SHORT TASK: Each line that includes "this" counts once; give the total and nothing besides.

EXTRACTED ENTRIES:
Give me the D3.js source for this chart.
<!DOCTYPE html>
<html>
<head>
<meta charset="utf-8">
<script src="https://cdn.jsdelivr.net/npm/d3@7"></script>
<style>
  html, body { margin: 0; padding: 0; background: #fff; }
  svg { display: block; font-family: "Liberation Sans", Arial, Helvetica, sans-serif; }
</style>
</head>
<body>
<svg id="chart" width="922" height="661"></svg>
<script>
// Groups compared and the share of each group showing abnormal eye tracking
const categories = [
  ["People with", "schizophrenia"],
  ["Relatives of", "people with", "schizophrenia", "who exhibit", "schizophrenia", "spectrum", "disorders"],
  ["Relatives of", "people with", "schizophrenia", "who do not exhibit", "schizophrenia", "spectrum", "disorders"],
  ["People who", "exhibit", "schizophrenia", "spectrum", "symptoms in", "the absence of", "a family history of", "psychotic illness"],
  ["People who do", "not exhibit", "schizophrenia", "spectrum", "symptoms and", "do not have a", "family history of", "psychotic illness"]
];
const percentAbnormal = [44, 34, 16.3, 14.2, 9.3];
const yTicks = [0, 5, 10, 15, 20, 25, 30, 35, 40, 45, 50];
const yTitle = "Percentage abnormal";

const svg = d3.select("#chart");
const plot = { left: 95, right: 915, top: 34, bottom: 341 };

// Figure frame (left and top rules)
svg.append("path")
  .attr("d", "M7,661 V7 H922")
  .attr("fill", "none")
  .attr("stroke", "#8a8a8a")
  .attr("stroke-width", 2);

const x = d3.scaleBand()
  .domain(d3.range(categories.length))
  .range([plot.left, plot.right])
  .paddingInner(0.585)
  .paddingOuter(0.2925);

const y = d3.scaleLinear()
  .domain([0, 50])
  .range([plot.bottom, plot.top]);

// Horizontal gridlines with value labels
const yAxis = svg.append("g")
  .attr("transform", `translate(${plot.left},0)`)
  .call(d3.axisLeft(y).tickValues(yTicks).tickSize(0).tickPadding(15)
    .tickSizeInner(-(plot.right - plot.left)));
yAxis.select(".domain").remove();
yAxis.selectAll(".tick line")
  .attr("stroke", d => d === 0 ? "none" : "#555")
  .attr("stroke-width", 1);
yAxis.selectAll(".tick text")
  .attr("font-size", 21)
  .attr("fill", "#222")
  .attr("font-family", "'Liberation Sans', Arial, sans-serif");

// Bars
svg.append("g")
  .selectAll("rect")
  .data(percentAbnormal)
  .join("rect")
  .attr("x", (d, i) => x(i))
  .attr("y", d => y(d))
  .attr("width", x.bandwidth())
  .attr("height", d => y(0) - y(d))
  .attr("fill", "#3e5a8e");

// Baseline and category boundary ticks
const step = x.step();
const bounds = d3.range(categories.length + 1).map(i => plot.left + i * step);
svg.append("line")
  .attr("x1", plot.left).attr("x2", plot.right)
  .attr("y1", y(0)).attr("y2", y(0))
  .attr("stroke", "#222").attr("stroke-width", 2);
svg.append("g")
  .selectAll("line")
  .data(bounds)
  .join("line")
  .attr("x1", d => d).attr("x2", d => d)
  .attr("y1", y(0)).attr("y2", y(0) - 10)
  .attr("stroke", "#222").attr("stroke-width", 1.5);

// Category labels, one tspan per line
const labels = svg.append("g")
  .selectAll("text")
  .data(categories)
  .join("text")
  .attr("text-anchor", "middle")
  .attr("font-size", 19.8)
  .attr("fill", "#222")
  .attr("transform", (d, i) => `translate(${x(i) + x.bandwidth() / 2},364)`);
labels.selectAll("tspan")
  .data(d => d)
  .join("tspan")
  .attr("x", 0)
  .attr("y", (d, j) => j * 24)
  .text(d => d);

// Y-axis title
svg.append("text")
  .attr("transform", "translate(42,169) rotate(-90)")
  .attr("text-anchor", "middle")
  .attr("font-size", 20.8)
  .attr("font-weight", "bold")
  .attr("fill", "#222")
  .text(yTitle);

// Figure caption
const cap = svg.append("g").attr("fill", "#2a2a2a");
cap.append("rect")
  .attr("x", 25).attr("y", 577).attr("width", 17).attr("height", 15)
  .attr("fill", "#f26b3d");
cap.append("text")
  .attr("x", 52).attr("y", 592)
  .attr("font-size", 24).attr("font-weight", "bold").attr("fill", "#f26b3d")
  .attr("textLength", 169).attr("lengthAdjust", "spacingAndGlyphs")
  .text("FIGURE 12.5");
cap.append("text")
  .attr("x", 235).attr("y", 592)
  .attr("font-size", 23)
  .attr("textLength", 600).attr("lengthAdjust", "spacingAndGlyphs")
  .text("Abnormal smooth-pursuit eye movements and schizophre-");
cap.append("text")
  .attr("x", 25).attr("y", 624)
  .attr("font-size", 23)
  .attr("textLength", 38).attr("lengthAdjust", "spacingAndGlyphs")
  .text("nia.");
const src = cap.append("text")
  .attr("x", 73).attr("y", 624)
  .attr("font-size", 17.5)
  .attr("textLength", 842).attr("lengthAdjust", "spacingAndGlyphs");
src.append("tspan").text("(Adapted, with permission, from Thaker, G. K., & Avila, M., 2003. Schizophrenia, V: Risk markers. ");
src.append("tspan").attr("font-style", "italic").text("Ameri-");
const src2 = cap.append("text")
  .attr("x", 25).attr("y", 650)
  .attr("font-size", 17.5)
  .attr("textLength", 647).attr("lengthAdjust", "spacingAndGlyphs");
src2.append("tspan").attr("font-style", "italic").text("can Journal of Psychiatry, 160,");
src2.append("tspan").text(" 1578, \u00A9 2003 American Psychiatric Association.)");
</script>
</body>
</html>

--

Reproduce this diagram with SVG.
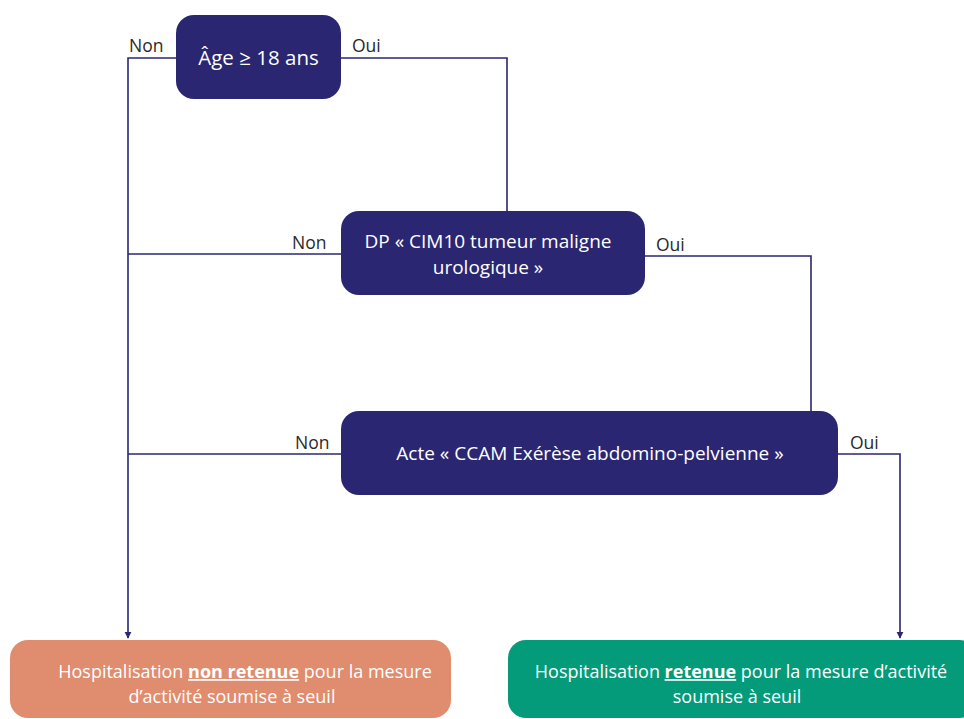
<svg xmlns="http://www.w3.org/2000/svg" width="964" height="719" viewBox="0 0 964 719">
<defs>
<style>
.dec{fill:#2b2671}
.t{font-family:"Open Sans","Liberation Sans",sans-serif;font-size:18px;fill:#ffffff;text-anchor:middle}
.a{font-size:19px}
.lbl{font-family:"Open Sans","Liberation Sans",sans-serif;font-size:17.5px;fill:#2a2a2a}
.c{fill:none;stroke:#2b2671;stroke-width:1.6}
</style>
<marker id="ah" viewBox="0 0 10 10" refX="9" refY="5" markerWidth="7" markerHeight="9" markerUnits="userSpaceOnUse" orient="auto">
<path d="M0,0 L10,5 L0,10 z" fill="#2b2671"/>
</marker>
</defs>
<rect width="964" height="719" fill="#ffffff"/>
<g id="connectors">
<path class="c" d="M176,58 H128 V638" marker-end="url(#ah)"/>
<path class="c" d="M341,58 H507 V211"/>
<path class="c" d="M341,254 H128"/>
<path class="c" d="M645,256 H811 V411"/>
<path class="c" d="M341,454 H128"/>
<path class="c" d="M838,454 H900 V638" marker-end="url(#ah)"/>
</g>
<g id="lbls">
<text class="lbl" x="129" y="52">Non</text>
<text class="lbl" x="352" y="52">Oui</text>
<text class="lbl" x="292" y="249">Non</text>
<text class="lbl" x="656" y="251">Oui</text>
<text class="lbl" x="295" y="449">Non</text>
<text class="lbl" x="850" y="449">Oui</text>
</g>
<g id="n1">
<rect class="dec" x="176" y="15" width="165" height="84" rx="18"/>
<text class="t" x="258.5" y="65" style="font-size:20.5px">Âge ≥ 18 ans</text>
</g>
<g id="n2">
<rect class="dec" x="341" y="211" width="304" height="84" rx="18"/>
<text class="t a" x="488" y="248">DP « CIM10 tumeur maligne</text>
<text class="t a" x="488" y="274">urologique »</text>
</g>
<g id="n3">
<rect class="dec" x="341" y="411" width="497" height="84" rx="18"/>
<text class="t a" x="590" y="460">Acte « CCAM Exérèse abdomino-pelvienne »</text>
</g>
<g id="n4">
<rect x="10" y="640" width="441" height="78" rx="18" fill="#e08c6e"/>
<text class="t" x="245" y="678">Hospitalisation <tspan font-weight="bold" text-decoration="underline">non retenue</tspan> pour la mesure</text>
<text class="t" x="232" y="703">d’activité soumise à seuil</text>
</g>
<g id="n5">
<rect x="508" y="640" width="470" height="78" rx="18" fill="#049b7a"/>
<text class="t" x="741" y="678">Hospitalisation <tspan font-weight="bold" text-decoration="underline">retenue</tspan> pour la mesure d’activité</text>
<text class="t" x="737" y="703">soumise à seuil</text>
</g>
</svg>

CORRECT OUTPUT: 2